Recorded data
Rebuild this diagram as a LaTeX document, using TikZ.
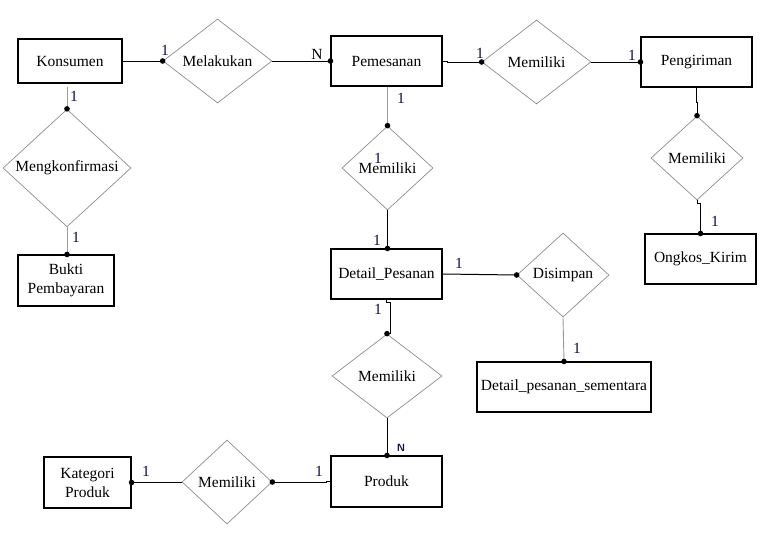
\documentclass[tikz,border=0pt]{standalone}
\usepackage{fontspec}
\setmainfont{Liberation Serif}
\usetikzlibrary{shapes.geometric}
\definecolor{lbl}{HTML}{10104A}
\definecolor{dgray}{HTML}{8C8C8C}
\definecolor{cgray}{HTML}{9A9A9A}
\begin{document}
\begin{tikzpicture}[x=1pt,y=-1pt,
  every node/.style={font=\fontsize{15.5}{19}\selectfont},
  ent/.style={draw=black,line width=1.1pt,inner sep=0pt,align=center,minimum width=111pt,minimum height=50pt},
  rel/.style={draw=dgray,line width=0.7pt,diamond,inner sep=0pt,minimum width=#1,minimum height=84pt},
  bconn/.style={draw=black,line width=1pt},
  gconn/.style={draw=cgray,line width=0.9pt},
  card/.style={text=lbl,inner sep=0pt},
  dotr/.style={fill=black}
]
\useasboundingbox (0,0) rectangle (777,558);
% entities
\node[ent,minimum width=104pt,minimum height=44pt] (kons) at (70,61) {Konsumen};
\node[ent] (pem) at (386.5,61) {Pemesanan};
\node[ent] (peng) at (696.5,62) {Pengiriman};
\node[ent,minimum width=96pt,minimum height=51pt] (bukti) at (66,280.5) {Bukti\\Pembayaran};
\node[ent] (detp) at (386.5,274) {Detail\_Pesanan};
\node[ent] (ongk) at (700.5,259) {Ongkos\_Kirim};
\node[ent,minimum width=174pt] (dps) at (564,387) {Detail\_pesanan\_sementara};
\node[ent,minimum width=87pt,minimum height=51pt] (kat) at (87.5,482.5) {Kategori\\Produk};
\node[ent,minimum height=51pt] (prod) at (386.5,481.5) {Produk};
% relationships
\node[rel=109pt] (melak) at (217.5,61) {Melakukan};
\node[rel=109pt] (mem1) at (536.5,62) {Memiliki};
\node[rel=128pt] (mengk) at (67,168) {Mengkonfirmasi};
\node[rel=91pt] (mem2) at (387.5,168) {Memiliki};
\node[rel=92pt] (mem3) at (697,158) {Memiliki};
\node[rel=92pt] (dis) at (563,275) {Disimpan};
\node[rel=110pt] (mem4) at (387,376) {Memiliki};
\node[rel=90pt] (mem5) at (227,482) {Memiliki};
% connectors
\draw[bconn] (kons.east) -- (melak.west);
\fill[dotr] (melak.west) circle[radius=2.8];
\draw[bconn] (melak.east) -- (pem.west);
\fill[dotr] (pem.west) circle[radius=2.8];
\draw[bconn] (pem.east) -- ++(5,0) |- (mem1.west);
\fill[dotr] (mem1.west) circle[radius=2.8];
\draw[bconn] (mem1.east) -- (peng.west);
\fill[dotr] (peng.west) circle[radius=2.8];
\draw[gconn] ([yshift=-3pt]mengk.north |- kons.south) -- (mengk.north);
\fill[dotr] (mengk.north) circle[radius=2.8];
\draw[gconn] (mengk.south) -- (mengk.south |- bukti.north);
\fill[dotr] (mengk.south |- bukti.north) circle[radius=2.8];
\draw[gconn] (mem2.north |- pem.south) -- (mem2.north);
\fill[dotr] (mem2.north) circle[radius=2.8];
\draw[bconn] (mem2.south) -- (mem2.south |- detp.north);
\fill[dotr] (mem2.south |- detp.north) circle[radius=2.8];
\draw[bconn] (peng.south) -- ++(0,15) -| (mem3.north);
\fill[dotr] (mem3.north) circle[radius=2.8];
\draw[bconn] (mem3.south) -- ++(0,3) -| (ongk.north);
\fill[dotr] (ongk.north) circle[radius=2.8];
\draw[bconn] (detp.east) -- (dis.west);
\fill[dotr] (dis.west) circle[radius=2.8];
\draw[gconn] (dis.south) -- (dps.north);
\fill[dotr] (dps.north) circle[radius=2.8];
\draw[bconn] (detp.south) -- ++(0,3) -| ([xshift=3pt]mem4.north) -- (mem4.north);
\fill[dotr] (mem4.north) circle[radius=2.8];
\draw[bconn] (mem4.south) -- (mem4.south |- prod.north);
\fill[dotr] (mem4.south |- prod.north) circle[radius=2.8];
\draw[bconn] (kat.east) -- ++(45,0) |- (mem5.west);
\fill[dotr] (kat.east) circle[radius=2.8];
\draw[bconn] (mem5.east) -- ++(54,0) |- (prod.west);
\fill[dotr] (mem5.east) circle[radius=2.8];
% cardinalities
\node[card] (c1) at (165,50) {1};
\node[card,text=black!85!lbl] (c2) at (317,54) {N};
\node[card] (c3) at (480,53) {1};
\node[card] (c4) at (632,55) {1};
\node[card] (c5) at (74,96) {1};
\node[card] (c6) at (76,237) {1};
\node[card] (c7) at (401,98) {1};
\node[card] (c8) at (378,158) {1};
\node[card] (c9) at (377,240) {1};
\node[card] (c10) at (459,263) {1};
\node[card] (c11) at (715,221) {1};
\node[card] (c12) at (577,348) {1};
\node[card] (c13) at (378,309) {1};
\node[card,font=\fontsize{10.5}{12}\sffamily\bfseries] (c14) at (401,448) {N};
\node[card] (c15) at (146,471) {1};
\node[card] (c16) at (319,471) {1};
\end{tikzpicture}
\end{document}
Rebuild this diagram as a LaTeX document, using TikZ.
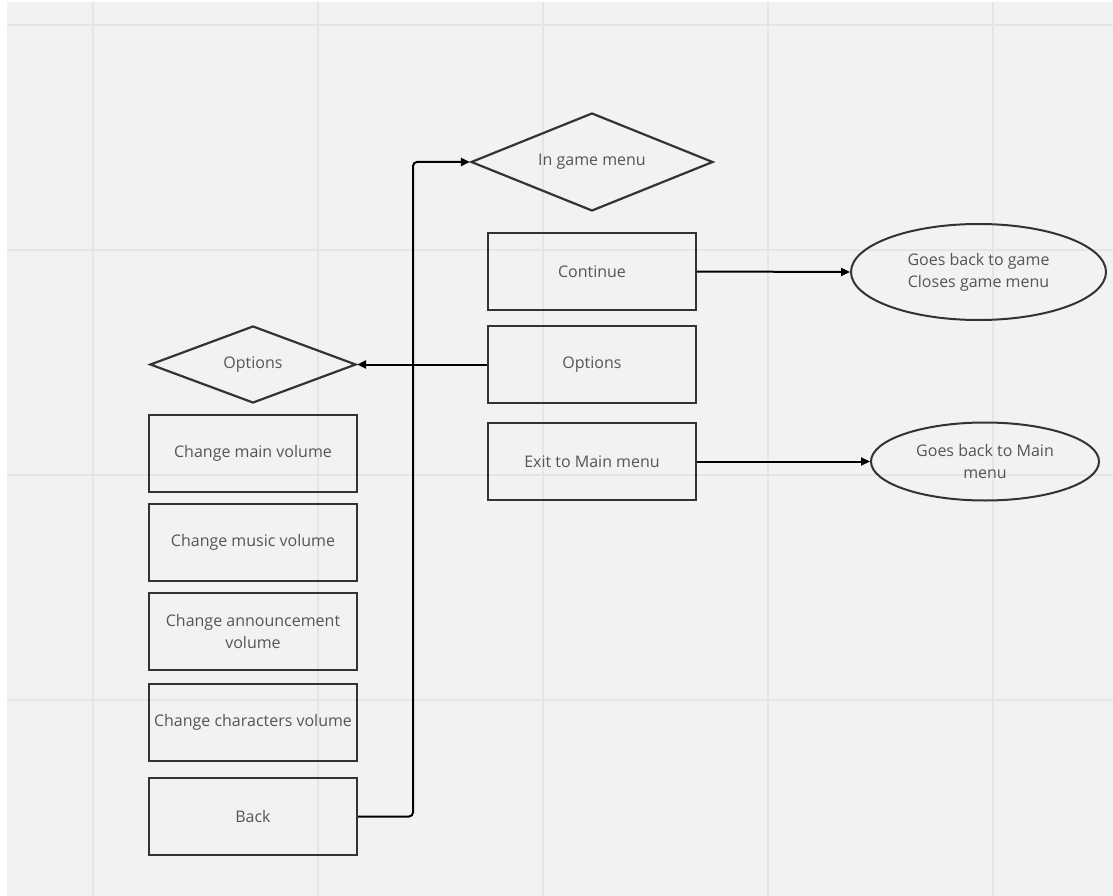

Stated exercise: Reproduce the full listing above verbatim, with no pictures included.

Complete answer:
Rebuild this diagram as a LaTeX document, using TikZ.
\documentclass[tikz,border=0pt]{standalone}
\usepackage{fontspec}
\setmainfont{Liberation Serif}
\usetikzlibrary{shapes.geometric}
\definecolor{lbl}{HTML}{10104A}
\definecolor{dgray}{HTML}{8C8C8C}
\definecolor{cgray}{HTML}{9A9A9A}
\begin{document}
\begin{tikzpicture}[x=1pt,y=-1pt,
  every node/.style={font=\fontsize{15.5}{19}\selectfont},
  ent/.style={draw=black,line width=1.1pt,inner sep=0pt,align=center,minimum width=111pt,minimum height=50pt},
  rel/.style={draw=dgray,line width=0.7pt,diamond,inner sep=0pt,minimum width=#1,minimum height=84pt},
  bconn/.style={draw=black,line width=1pt},
  gconn/.style={draw=cgray,line width=0.9pt},
  card/.style={text=lbl,inner sep=0pt},
  dotr/.style={fill=black}
]
\useasboundingbox (0,0) rectangle (777,558);
% entities
\node[ent,minimum width=104pt,minimum height=44pt] (kons) at (70,61) {Konsumen};
\node[ent] (pem) at (386.5,61) {Pemesanan};
\node[ent] (peng) at (696.5,62) {Pengiriman};
\node[ent,minimum width=96pt,minimum height=51pt] (bukti) at (66,280.5) {Bukti\\Pembayaran};
\node[ent] (detp) at (386.5,274) {Detail\_Pesanan};
\node[ent] (ongk) at (700.5,259) {Ongkos\_Kirim};
\node[ent,minimum width=174pt] (dps) at (564,387) {Detail\_pesanan\_sementara};
\node[ent,minimum width=87pt,minimum height=51pt] (kat) at (87.5,482.5) {Kategori\\Produk};
\node[ent,minimum height=51pt] (prod) at (386.5,481.5) {Produk};
% relationships
\node[rel=109pt] (melak) at (217.5,61) {Melakukan};
\node[rel=109pt] (mem1) at (536.5,62) {Memiliki};
\node[rel=128pt] (mengk) at (67,168) {Mengkonfirmasi};
\node[rel=91pt] (mem2) at (387.5,168) {Memiliki};
\node[rel=92pt] (mem3) at (697,158) {Memiliki};
\node[rel=92pt] (dis) at (563,275) {Disimpan};
\node[rel=110pt] (mem4) at (387,376) {Memiliki};
\node[rel=90pt] (mem5) at (227,482) {Memiliki};
% connectors
\draw[bconn] (kons.east) -- (melak.west);
\fill[dotr] (melak.west) circle[radius=2.8];
\draw[bconn] (melak.east) -- (pem.west);
\fill[dotr] (pem.west) circle[radius=2.8];
\draw[bconn] (pem.east) -- ++(5,0) |- (mem1.west);
\fill[dotr] (mem1.west) circle[radius=2.8];
\draw[bconn] (mem1.east) -- (peng.west);
\fill[dotr] (peng.west) circle[radius=2.8];
\draw[gconn] ([yshift=-3pt]mengk.north |- kons.south) -- (mengk.north);
\fill[dotr] (mengk.north) circle[radius=2.8];
\draw[gconn] (mengk.south) -- (mengk.south |- bukti.north);
\fill[dotr] (mengk.south |- bukti.north) circle[radius=2.8];
\draw[gconn] (mem2.north |- pem.south) -- (mem2.north);
\fill[dotr] (mem2.north) circle[radius=2.8];
\draw[bconn] (mem2.south) -- (mem2.south |- detp.north);
\fill[dotr] (mem2.south |- detp.north) circle[radius=2.8];
\draw[bconn] (peng.south) -- ++(0,15) -| (mem3.north);
\fill[dotr] (mem3.north) circle[radius=2.8];
\draw[bconn] (mem3.south) -- ++(0,3) -| (ongk.north);
\fill[dotr] (ongk.north) circle[radius=2.8];
\draw[bconn] (detp.east) -- (dis.west);
\fill[dotr] (dis.west) circle[radius=2.8];
\draw[gconn] (dis.south) -- (dps.north);
\fill[dotr] (dps.north) circle[radius=2.8];
\draw[bconn] (detp.south) -- ++(0,3) -| ([xshift=3pt]mem4.north) -- (mem4.north);
\fill[dotr] (mem4.north) circle[radius=2.8];
\draw[bconn] (mem4.south) -- (mem4.south |- prod.north);
\fill[dotr] (mem4.south |- prod.north) circle[radius=2.8];
\draw[bconn] (kat.east) -- ++(45,0) |- (mem5.west);
\fill[dotr] (kat.east) circle[radius=2.8];
\draw[bconn] (mem5.east) -- ++(54,0) |- (prod.west);
\fill[dotr] (mem5.east) circle[radius=2.8];
% cardinalities
\node[card] (c1) at (165,50) {1};
\node[card,text=black!85!lbl] (c2) at (317,54) {N};
\node[card] (c3) at (480,53) {1};
\node[card] (c4) at (632,55) {1};
\node[card] (c5) at (74,96) {1};
\node[card] (c6) at (76,237) {1};
\node[card] (c7) at (401,98) {1};
\node[card] (c8) at (378,158) {1};
\node[card] (c9) at (377,240) {1};
\node[card] (c10) at (459,263) {1};
\node[card] (c11) at (715,221) {1};
\node[card] (c12) at (577,348) {1};
\node[card] (c13) at (378,309) {1};
\node[card,font=\fontsize{10.5}{12}\sffamily\bfseries] (c14) at (401,448) {N};
\node[card] (c15) at (146,471) {1};
\node[card] (c16) at (319,471) {1};
\end{tikzpicture}
\end{document}
Rebuild this diagram as a LaTeX document, using TikZ.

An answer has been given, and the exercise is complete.